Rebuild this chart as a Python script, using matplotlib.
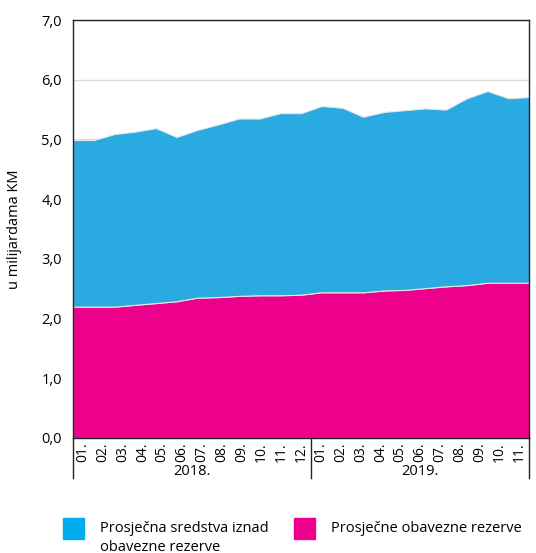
import numpy as np
import matplotlib.pyplot as plt
import matplotlib.transforms as mtransforms

months = ['01.', '02.', '03.', '04.', '05.', '06.', '07.', '08.', '09.', '10.', '11.', '12.',
          '01.', '02.', '03.', '04.', '05.', '06.', '07.', '08.', '09.', '10.', '11.']
years = ['2018.', '2019.']
year_counts = [12, 11]

# prosjecne obavezne rezerve (donji sloj)
obavezne = [2.20, 2.20, 2.20, 2.23, 2.26, 2.29, 2.35, 2.36, 2.38, 2.39, 2.39, 2.40,
            2.44, 2.44, 2.44, 2.47, 2.48, 2.51, 2.54, 2.56, 2.60, 2.60, 2.60]
# ukupno (gornja granica plavog sloja)
ukupno = [4.99, 4.99, 5.09, 5.13, 5.19, 5.04, 5.16, 5.25, 5.35, 5.35, 5.44, 5.44,
          5.56, 5.53, 5.38, 5.46, 5.49, 5.52, 5.50, 5.69, 5.81, 5.69, 5.71]
iznad = [u - o for u, o in zip(ukupno, obavezne)]

plt.rcParams['font.family'] = ['Open Sans', 'DejaVu Sans']

blue = '#29abe2'
pink = '#ec008c'

fig = plt.figure(figsize=(5.36, 5.53), dpi=100)
ax = fig.add_axes([0.1362, 0.208, 0.8508, 0.7558])

n = len(months)
x = np.arange(n) * n / (n - 1)

ax.stackplot(x, obavezne, iznad, colors=[pink, blue], edgecolor='#e6e6e6', linewidth=0.8, zorder=2)

ax.set_xlim(0, n)
ax.set_ylim(0, 7)
ax.set_yticks(np.arange(0, 7.1, 1))
ax.set_yticklabels([f'{v:.1f}'.replace('.', ',') for v in np.arange(0, 7.1, 1)], fontsize=10.5)
ax.grid(axis='y', color='#dddddd', linewidth=1, zorder=0)
ax.set_axisbelow(True)

ax.set_xticks(np.arange(n) + 0.5)
ax.set_xticklabels(months, rotation=90, fontsize=10)
ax.tick_params(axis='x', length=0, pad=3)
ax.tick_params(axis='y', length=0, pad=8)

for s in ax.spines.values():
    s.set_color('#222222')
    s.set_linewidth(1)

ax.set_ylabel('u milijardama KM', fontsize=10.5, labelpad=14)

# razdjelnici godina ispod osi
trans = mtransforms.blended_transform_factory(ax.transData, ax.transAxes)
bounds = [0, year_counts[0], n]
for b in bounds:
    ax.plot([b, b], [0, -0.096], color='#222222', linewidth=1, transform=trans, clip_on=False)
start = 0
for yr, cnt in zip(years, year_counts):
    ax.text(start + cnt / 2, -0.062, yr, transform=trans, ha='center', va='top', fontsize=10.5)
    start += cnt

# legenda
fig.patches.append(plt.Rectangle((63 / 536, 1 - 539 / 553), 21 / 536, 21 / 553,
                                 transform=fig.transFigure, color='#00aeef'))
fig.text(100 / 536, 1 - 538 / 553, 'Prosječna sredstva iznad\nobavezne rezerve',
         fontsize=10.5, va='center', linespacing=1.45)
fig.patches.append(plt.Rectangle((294 / 536, 1 - 539 / 553), 21 / 536, 21 / 553,
                                 transform=fig.transFigure, color=pink))
fig.text(331 / 536, 1 - 528 / 553, 'Prosječne obavezne rezerve', fontsize=10.5, va='center')

fig.savefig('out.png', dpi=100)
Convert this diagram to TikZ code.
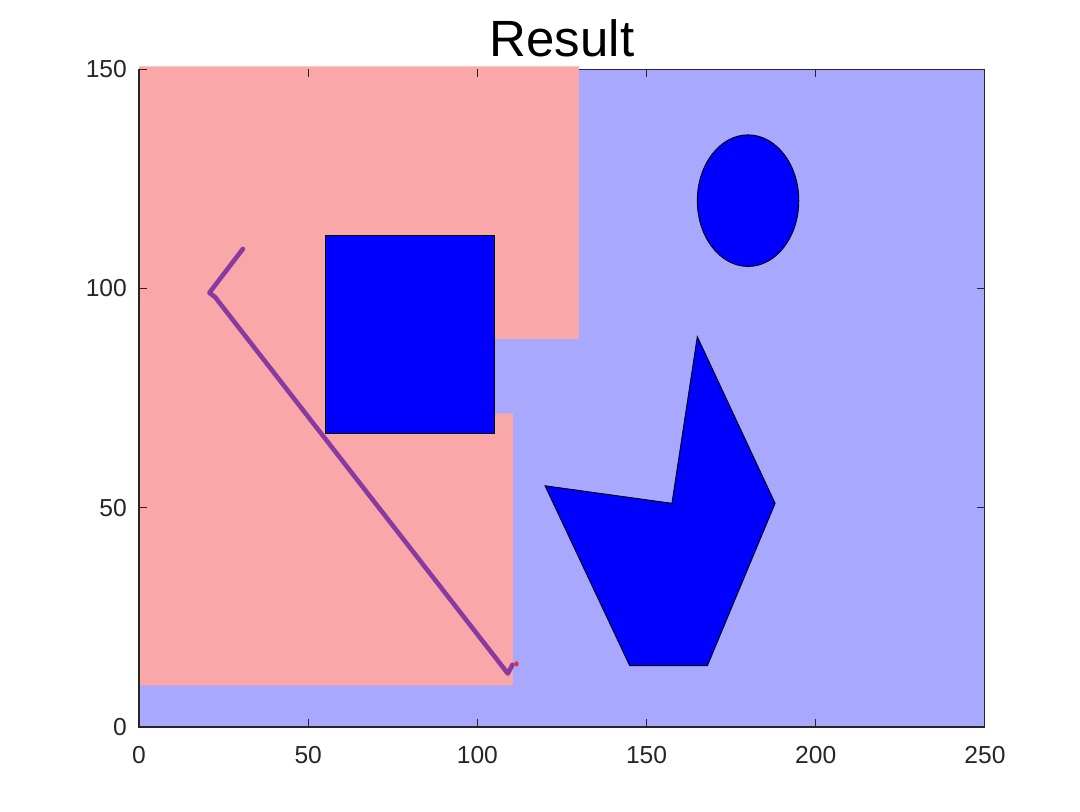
....................
**Written request**
From the material above, gather all lines that include the string "matplotlib" and copy them.

**Worked answer**
Rebuild this chart as a Python script, using matplotlib.
import matplotlib.pyplot as plt
import matplotlib.transforms as mtransforms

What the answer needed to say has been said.